§ What to work on
Every line below should be copied exactly; drop the pictures.
---
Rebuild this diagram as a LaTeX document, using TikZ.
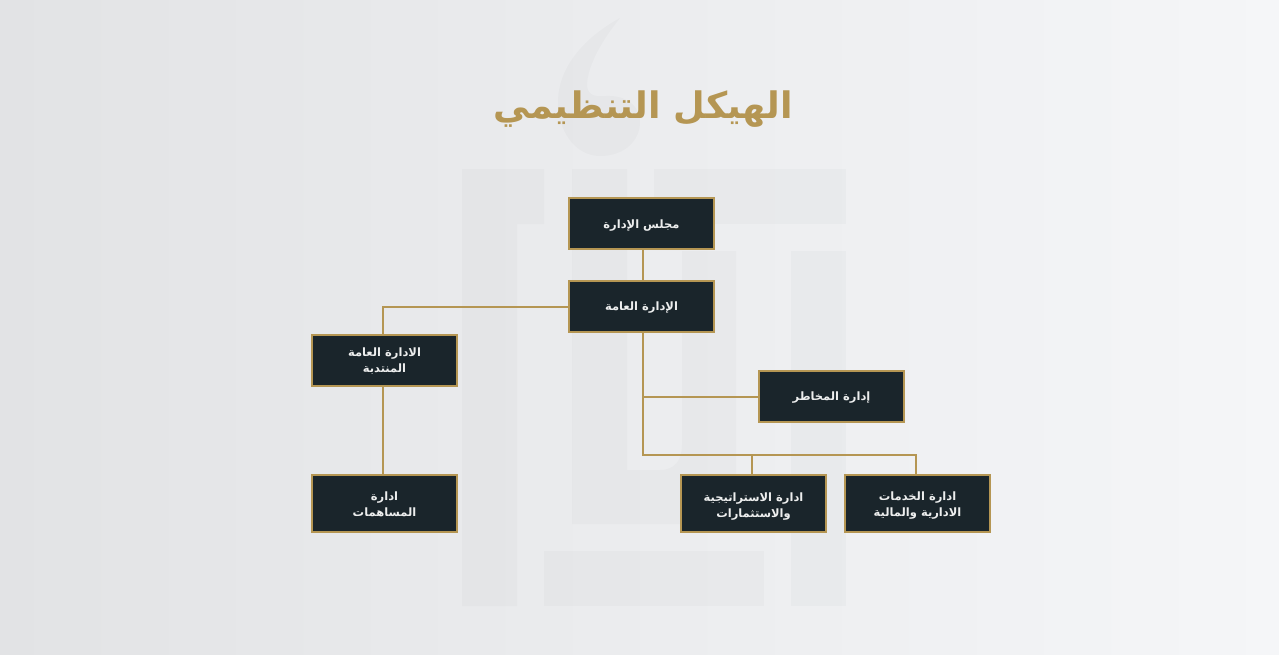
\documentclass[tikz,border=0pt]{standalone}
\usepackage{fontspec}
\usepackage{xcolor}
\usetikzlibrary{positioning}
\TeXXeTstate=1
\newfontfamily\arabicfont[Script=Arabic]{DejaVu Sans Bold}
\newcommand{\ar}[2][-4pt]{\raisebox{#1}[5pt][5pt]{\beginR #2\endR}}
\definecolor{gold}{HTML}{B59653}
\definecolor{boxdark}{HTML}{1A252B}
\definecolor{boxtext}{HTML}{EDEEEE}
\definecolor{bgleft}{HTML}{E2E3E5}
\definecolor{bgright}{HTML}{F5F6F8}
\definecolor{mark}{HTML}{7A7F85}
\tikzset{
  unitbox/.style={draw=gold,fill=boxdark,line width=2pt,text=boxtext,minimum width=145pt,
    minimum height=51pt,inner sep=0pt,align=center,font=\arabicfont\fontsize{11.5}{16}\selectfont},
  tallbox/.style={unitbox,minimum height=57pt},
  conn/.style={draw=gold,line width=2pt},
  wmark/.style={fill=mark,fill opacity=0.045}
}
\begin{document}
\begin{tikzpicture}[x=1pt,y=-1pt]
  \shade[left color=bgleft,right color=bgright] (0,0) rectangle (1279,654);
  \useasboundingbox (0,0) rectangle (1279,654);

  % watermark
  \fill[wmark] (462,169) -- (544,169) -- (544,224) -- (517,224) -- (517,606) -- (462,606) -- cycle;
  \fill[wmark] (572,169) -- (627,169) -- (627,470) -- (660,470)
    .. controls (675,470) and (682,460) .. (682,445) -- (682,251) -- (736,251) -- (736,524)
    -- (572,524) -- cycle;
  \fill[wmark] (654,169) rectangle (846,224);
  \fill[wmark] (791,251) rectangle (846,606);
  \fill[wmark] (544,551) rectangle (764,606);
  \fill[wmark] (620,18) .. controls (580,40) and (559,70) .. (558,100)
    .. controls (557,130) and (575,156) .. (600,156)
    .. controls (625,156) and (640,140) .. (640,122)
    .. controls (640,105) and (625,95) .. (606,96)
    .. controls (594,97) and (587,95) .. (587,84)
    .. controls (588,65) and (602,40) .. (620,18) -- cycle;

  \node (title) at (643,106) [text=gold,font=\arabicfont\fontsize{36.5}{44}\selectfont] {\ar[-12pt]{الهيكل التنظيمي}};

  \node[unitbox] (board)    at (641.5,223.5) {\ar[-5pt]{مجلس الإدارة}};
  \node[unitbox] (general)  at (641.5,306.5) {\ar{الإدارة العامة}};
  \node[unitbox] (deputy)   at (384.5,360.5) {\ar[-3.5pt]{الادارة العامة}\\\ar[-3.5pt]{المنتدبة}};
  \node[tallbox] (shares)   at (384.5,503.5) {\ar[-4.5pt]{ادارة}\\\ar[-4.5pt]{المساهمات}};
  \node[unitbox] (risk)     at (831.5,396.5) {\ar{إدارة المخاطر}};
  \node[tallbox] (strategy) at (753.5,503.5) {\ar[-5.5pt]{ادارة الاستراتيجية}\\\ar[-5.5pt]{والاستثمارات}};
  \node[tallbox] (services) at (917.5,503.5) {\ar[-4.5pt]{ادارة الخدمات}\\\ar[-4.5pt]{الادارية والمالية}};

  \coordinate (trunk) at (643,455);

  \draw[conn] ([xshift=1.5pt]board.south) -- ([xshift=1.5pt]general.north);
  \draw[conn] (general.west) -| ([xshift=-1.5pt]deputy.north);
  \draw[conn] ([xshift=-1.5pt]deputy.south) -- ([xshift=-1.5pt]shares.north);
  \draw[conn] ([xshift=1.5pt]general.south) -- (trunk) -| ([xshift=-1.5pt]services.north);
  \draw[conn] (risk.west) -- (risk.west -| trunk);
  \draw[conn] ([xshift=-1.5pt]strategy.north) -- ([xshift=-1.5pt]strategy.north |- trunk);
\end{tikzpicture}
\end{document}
---
§ Task solution
Rebuild this diagram as a LaTeX document, using TikZ.
\documentclass[tikz,border=0pt]{standalone}
\usepackage{fontspec}
\usepackage{xcolor}
\usetikzlibrary{positioning}
\TeXXeTstate=1
\newfontfamily\arabicfont[Script=Arabic]{DejaVu Sans Bold}
\newcommand{\ar}[2][-4pt]{\raisebox{#1}[5pt][5pt]{\beginR #2\endR}}
\definecolor{gold}{HTML}{B59653}
\definecolor{boxdark}{HTML}{1A252B}
\definecolor{boxtext}{HTML}{EDEEEE}
\definecolor{bgleft}{HTML}{E2E3E5}
\definecolor{bgright}{HTML}{F5F6F8}
\definecolor{mark}{HTML}{7A7F85}
\tikzset{
  unitbox/.style={draw=gold,fill=boxdark,line width=2pt,text=boxtext,minimum width=145pt,
    minimum height=51pt,inner sep=0pt,align=center,font=\arabicfont\fontsize{11.5}{16}\selectfont},
  tallbox/.style={unitbox,minimum height=57pt},
  conn/.style={draw=gold,line width=2pt},
  wmark/.style={fill=mark,fill opacity=0.045}
}
\begin{document}
\begin{tikzpicture}[x=1pt,y=-1pt]
  \shade[left color=bgleft,right color=bgright] (0,0) rectangle (1279,654);
  \useasboundingbox (0,0) rectangle (1279,654);

  % watermark
  \fill[wmark] (462,169) -- (544,169) -- (544,224) -- (517,224) -- (517,606) -- (462,606) -- cycle;
  \fill[wmark] (572,169) -- (627,169) -- (627,470) -- (660,470)
    .. controls (675,470) and (682,460) .. (682,445) -- (682,251) -- (736,251) -- (736,524)
    -- (572,524) -- cycle;
  \fill[wmark] (654,169) rectangle (846,224);
  \fill[wmark] (791,251) rectangle (846,606);
  \fill[wmark] (544,551) rectangle (764,606);
  \fill[wmark] (620,18) .. controls (580,40) and (559,70) .. (558,100)
    .. controls (557,130) and (575,156) .. (600,156)
    .. controls (625,156) and (640,140) .. (640,122)
    .. controls (640,105) and (625,95) .. (606,96)
    .. controls (594,97) and (587,95) .. (587,84)
    .. controls (588,65) and (602,40) .. (620,18) -- cycle;

  \node (title) at (643,106) [text=gold,font=\arabicfont\fontsize{36.5}{44}\selectfont] {\ar[-12pt]{الهيكل التنظيمي}};

  \node[unitbox] (board)    at (641.5,223.5) {\ar[-5pt]{مجلس الإدارة}};
  \node[unitbox] (general)  at (641.5,306.5) {\ar{الإدارة العامة}};
  \node[unitbox] (deputy)   at (384.5,360.5) {\ar[-3.5pt]{الادارة العامة}\\\ar[-3.5pt]{المنتدبة}};
  \node[tallbox] (shares)   at (384.5,503.5) {\ar[-4.5pt]{ادارة}\\\ar[-4.5pt]{المساهمات}};
  \node[unitbox] (risk)     at (831.5,396.5) {\ar{إدارة المخاطر}};
  \node[tallbox] (strategy) at (753.5,503.5) {\ar[-5.5pt]{ادارة الاستراتيجية}\\\ar[-5.5pt]{والاستثمارات}};
  \node[tallbox] (services) at (917.5,503.5) {\ar[-4.5pt]{ادارة الخدمات}\\\ar[-4.5pt]{الادارية والمالية}};

  \coordinate (trunk) at (643,455);

  \draw[conn] ([xshift=1.5pt]board.south) -- ([xshift=1.5pt]general.north);
  \draw[conn] (general.west) -| ([xshift=-1.5pt]deputy.north);
  \draw[conn] ([xshift=-1.5pt]deputy.south) -- ([xshift=-1.5pt]shares.north);
  \draw[conn] ([xshift=1.5pt]general.south) -- (trunk) -| ([xshift=-1.5pt]services.north);
  \draw[conn] (risk.west) -- (risk.west -| trunk);
  \draw[conn] ([xshift=-1.5pt]strategy.north) -- ([xshift=-1.5pt]strategy.north |- trunk);
\end{tikzpicture}
\end{document}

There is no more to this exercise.